Ma perché racconto tutto questo? Perché come si fa a scordare quei momenti di euforia e di entusiasmo, che fece pensare a un giapponese che con la caduta del Muro fosse finita la storia? Finite le guerre, sanati i contrasti insanabili, con l’impero sovietico che s’andava sgretolando come e più dello stesso Muro di Berlino, tutto sarebbe stato possibile: avremmo finalmente avuto un mondo in pace, unito in un embrasson nous universale.
Ma, ahimè – e il grande Indro Montanelli ce l’aveva già detto – attenti, i sogni finiscono all’alba come a Poznan e a Budapest nel 1956, e nel ’63 a Dallas e nel ’68 a Memphis, e nel ’68 a Praga, quando i carrarmati sovietici schiacciarono sogni e sognatori sotto i loro cingoli e i loro colpi di cannone o di mitraglia, fino alla tragica replica di Piazza Tienanmen e alle primavere arabe dei nostri giorni.
Così mi ha colpito il bel titolo di laRepubblica di ieri venerdì 7 per uno scritto di Tzvetan Todorov: Senza più Dio e senza Stato, la felicità breve dell’illuminismo.

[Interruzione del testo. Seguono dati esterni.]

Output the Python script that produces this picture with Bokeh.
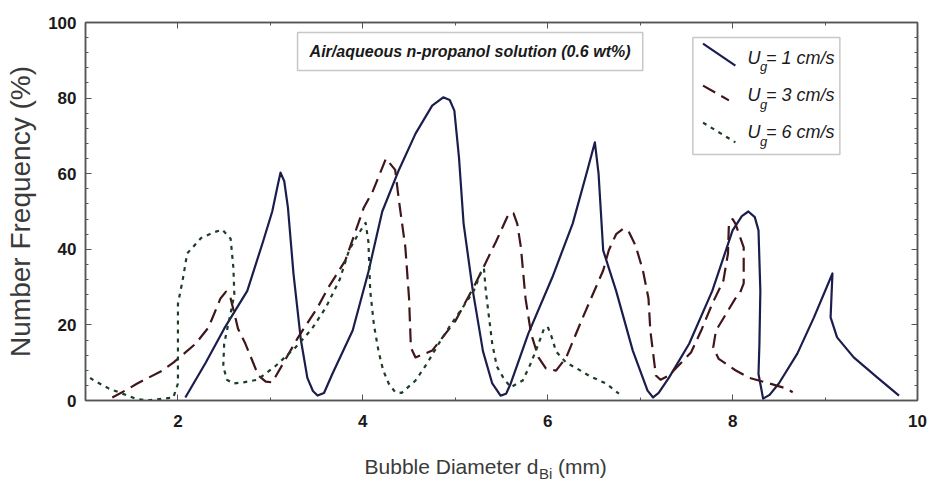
from bokeh.plotting import figure
from bokeh.layouts import column
from bokeh.models import LinearAxis, Label, BoxAnnotation, FixedTicker
from bokeh.core.properties import value
from bokeh.embed import file_html
from bokeh.resources import INLINE

# ---------------- data ----------------
ug1_x = [2.08, 2.30, 2.50, 2.75, 2.92, 3.02, 3.08, 3.11, 3.15, 3.19, 3.25, 3.33, 3.40, 3.46, 3.51,
         3.58, 3.67, 3.89, 4.06, 4.21, 4.39, 4.57, 4.75, 4.87, 4.94, 4.99, 5.04, 5.09, 5.19, 5.30,
         5.40, 5.49, 5.55, 5.60, 5.79, 6.05, 6.27, 6.43, 6.51, 6.55, 6.60, 6.74, 6.92, 7.08, 7.14,
         7.20, 7.31, 7.53, 7.78, 8.00, 8.10, 8.17, 8.24, 8.28, 8.30, 8.29, 8.28, 8.33, 8.40, 8.50,
         8.70, 8.88, 9.08, 9.06, 9.13, 9.31, 9.57, 9.80]
ug1_y = [0.8, 10.0, 19.0, 29.0, 42.0, 50.0, 57.0, 60.3, 58.0, 51.0, 33.5, 16.0, 6.0, 2.5, 1.3,
         2.0, 7.0, 18.5, 34.0, 50.0, 61.0, 70.6, 78.0, 80.2, 79.5, 76.7, 64.3, 46.8, 29.0, 13.0,
         4.5, 1.3, 1.8, 4.5, 17.7, 32.6, 46.8, 61.0, 68.3, 60.0, 39.7, 29.0, 13.2, 2.6, 0.8,
         2.0, 6.0, 15.0, 29.0, 45.0, 48.8, 50.0, 48.5, 45.0, 29.0, 15.0, 7.0, 0.5, 1.5, 4.5,
         12.4, 22.0, 33.6, 22.0, 16.7, 11.4, 6.0, 1.3]

ug3_x = [1.29, 1.45, 1.56, 1.83, 1.95, 2.19, 2.33, 2.46, 2.52, 2.57, 2.65, 2.73, 2.87, 2.95,
         3.02, 3.30, 3.51, 3.63, 3.81, 4.01, 4.11, 4.25, 4.35, 4.39, 4.46, 4.50, 4.52, 4.57,
         4.75, 5.00, 5.22, 5.44, 5.58, 5.63, 5.67, 5.71, 5.76, 5.82, 5.90, 5.98, 6.09, 6.20,
         6.38, 6.60, 6.66, 6.74, 6.82, 6.88, 6.95, 7.03, 7.09, 7.11, 7.17, 7.22, 7.31, 7.55,
         7.66, 7.78, 7.90, 7.95, 7.96, 8.00, 8.03, 8.07, 8.12, 8.12, 8.08, 8.03, 7.82, 7.79,
         7.85, 8.03, 8.18, 8.40, 8.58, 8.65]
ug3_y = [0.8, 2.9, 4.5, 7.9, 10.0, 15.0, 19.3, 27.0, 28.8, 27.0, 19.0, 15.0, 6.6, 5.0,
         4.8, 16.7, 24.6, 30.0, 37.0, 51.0, 55.5, 64.0, 61.0, 53.0, 40.5, 27.0, 14.0, 11.4,
         13.2, 21.0, 31.0, 42.0, 49.5, 49.5, 46.8, 40.5, 27.0, 17.7, 11.4, 8.5, 7.9, 11.4,
         22.0, 34.4, 39.7, 44.0, 45.5, 44.5, 41.0, 34.4, 27.0, 18.5, 6.6, 5.5, 6.6, 12.7,
         18.5, 25.6, 31.7, 38.9, 46.8, 48.0, 46.8, 44.0, 40.5, 31.0, 28.5, 27.0, 18.5, 14.0,
         11.0, 8.0, 6.0, 4.5, 3.2, 2.2]

ug6_x = [1.05, 1.09, 1.25, 1.54, 1.67, 1.95, 2.00, 2.00, 2.00, 2.05, 2.10, 2.25, 2.39, 2.48,
         2.57, 2.60, 2.61, 2.56, 2.50, 2.49, 2.53, 2.60, 2.71, 2.86, 3.05, 3.27, 3.45, 3.60,
         3.75, 3.85, 3.95, 4.03, 4.06, 4.08, 4.12, 4.17, 4.22, 4.28, 4.35, 4.42, 4.57, 4.70,
         4.82, 4.95, 5.08, 5.20, 5.28, 5.31, 5.33, 5.37, 5.40, 5.45, 5.52, 5.60, 5.73, 5.82,
         5.90, 5.96, 6.00, 6.04, 6.09, 6.20, 6.30, 6.45, 6.63, 6.77]
ug6_y = [6.0, 5.3, 3.2, 0.5, 0.0, 0.8, 4.5, 15.0, 25.6, 31.7, 38.9, 43.0, 44.5, 45.2,
         42.8, 35.0, 28.0, 22.0, 15.0, 9.0, 5.5, 4.5, 4.8, 5.5, 9.0, 14.0, 19.0, 24.6,
         32.0, 39.7, 44.0, 47.0, 42.0, 29.0, 20.0, 13.0, 8.0, 4.5, 2.2, 2.0, 5.3, 10.0,
         15.0, 20.0, 24.6, 29.0, 34.0, 35.0, 29.0, 21.0, 15.0, 9.0, 6.0, 3.5, 5.3, 10.0,
         15.0, 19.0, 19.5, 17.0, 13.0, 10.0, 8.7, 6.5, 4.5, 1.8]

x_ticks = [2, 4, 6, 8, 10]
x_minor = [3, 5, 7, 9]
y_ticks = [0, 20, 40, 60, 80, 100]
y_minor = [v for v in range(0, 101, 4) if v % 20]
ug_values = ["1", "3", "6"]

title_text = "Air/aqueous n-propanol solution (0.6 wt%)"
ylabel_text = "Number Frequency (%)"
xlabel_main = "Bubble Diameter d"
xlabel_sub = "Bi"
xlabel_unit = " (mm)"

# ---------------- styles ----------------
SANS = "Liberation Sans"
AX = "#555555"
TXT = "#1a1a1a"
LBL = "#3a3a3a"
colors = ["#1b1e4c", "#40161a", "#1d3e26"]
dashes = ["solid", "14 7", "4 5"]

p = figure(width=929, height=450, x_range=(1, 10), y_range=(0, 100),
           output_backend="svg", toolbar_location=None,
           min_border_left=85, min_border_right=12, min_border_top=22, min_border_bottom=50)
p.grid.visible = False
p.outline_line_color = AX
p.outline_line_width = 1.5

xt = FixedTicker(ticks=x_ticks, minor_ticks=x_minor)
yt = FixedTicker(ticks=y_ticks, minor_ticks=y_minor)

def style_axis(ax, ticks):
    ax.axis_line_color = AX
    ax.axis_line_width = 1.5
    ax.major_tick_line_color = AX
    ax.minor_tick_line_color = AX
    ax.major_tick_in = 6
    ax.major_tick_out = 0
    ax.minor_tick_in = 3
    ax.minor_tick_out = 0
    ax.major_label_text_font = SANS
    ax.major_label_text_font_style = "bold"
    ax.major_label_text_font_size = "17px"
    ax.major_label_text_color = TXT
    if ticks is not None:
        # mirrored axis: ticks only, no labels
        ax.major_label_overrides = {t: "" for t in ticks}
        ax.major_label_standoff = 0

p.xaxis.ticker = xt
p.yaxis.ticker = yt
style_axis(p.xaxis[0], None)
style_axis(p.yaxis[0], None)
p.xaxis.major_label_standoff = 14
p.yaxis.major_label_standoff = 9
p.yaxis.axis_label = ylabel_text
p.yaxis.axis_label_text_font = SANS
p.yaxis.axis_label_text_font_style = "normal"
p.yaxis.axis_label_text_font_size = "28px"
p.yaxis.axis_label_text_color = LBL
p.yaxis.axis_label_standoff = 9

top = LinearAxis(ticker=xt)
style_axis(top, x_ticks)
p.add_layout(top, "above")
right = LinearAxis(ticker=yt)
style_axis(right, y_ticks)
p.add_layout(right, "right")

series = [(ug1_x, ug1_y), (ug3_x, ug3_y), (ug6_x, ug6_y)]
for (xs, ys), c, d in zip(series, colors, dashes):
    p.line(xs, ys, line_color=c, line_width=2.2, line_dash=d, line_join="round")

# title box
p.add_layout(BoxAnnotation(left=3.294, right=7.028, bottom=87.3, top=97.35,
                           fill_alpha=0, line_color="#444444", line_width=1.5))
p.add_layout(Label(x=5.16, y=92.3, text=title_text, text_align="center",
                   text_baseline="middle", text_font=SANS, text_font_style="bold italic",
                   text_font_size="16px", text_color=TXT))

# custom legend
p.add_layout(BoxAnnotation(left=7.57, right=9.16, bottom=65.1, top=96.0,
                           fill_alpha=0, line_color="#444444", line_width=1.5))
rows_y = [90.7, 80.7, 70.9]
seg = [((7.68, 94.4), (8.03, 88.6)), ((7.68, 83.3), (7.96, 79.4)), ((7.68, 73.5), (8.03, 68.3))]
for (a, b), c, d, ry, v in zip(seg, colors, dashes, rows_y, ug_values):
    p.line([a[0], b[0]], [a[1], b[1]], line_color=c, line_width=2.2, line_dash=d)
    p.add_layout(Label(x=8.16, y=ry, text="U", text_align="left", text_baseline="middle",
                       text_font=SANS, text_font_style="italic", text_font_size="18px",
                       text_color=TXT))
    p.add_layout(Label(x=8.295, y=ry - 2.4, text="g", text_align="left", text_baseline="middle",
                       text_font=SANS, text_font_style="italic", text_font_size="13px",
                       text_color=TXT))
    p.add_layout(Label(x=8.36, y=ry, text="= " + v + " cm/s", text_align="left",
                       text_baseline="middle", text_font=SANS, text_font_style="italic",
                       text_font_size="18px", text_color=TXT))

# x-axis label strip (shares the x scale of the plot)
q = figure(width=929, height=44, x_range=p.x_range, y_range=(0, 44),
           output_backend="svg", toolbar_location=None, x_axis_type=None, y_axis_type=None,
           min_border_left=85, min_border_right=12, min_border_top=0, min_border_bottom=0)
q.grid.visible = False
q.outline_line_color = None
q.text(x=[5.90], y=[28], text=[xlabel_main], text_align="right", text_baseline="middle",
       text_font=value(SANS), text_font_size="21px", text_color=LBL)
q.text(x=[5.905], y=[21], text=[xlabel_sub], text_align="left", text_baseline="middle",
       text_font=value(SANS), text_font_size="15px", text_color=LBL)
q.text(x=[6.11], y=[28], text=[xlabel_unit], text_align="left", text_baseline="middle",
       text_font=value(SANS), text_font_size="21px", text_color=LBL)

open("out.html", "w").write(file_html(column(p, q, spacing=0), INLINE))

Neanche a dirlo, la cosa che mi ha colpito di più è quel “la felicità breve”. Anche il testo proposto è breve, e breve è anche il tempo preso in considerazione, quello fra la morte di Luigi XIV, il Re Sole (1715) e quella ben altrimenti tragica di Luigi XV (1789.
Fu quella la breve epoca in cui l’uomo poté illudersi d’aver trovato la pietra filosofale per trasformare in oro ogni metallo vile, in sapienza ogni sciocchezza, in nobiltà ogni volgarità, in diritto ogni torto. Si poté pensare che sarebbe bastato illuminare le tenebre dell’errore, della superstizione e della religione per assicurare all’uomo nuovo un avvenire radioso. Ma mentre Jacques Rousseau disquisiva sull’uomo naturalmente buono, gli uomini di carne ossa e sangue preparavano la tragedia delle miniere malsicure e malissimo pagate, lo sfruttamento intensivo di quello che di lì a poco il socialismo nascente avrebbe chiamato proletariato, cioè la classe che non aveva altro da offrire alla società che i propri muscoli, le proprie mani e quelle della propria prole (fattori/fattrici di figli, dunque); né s’erano ancora conosciuti gli orrori delle due guerre mondiali; e sulle vergogne del colonialismo e della tratta degli schiavi non s’era ancora riflettuto abbastanza. E non c’era ancora stata la Shoah e i campi di concentramento nazisti e quelli della Siberia, così che era possibile illudersi ancora.
Ora non più. Hiroshima prima e Nagasaki poi, il Vietnam e la Cambogia, la Cina e i regimi sudamericani, le decapitazioni dell’IS, e la tragica sorte dei vecchi e nuovi boat-people non ci permettono più di sognare.
Ma non doveva essere l’umanità dei lumi il vero antesignano del luminoso sol dell’avvenire? L’Uomo senza Dio e senza Stato, l’Uomo libero di mangiare ogni frutto proibito del paradiso terrestre, che non sia dunque ancora nato? O che il Superuomo di Nietzsche non sia ancora sceso dal suo ritiro di Sils Maria in Engadina? O non sarà che 7 miliardi di uomini siano duri da gestire senza Dio e senza Stato? Io, sinceramente, me lo chiederei.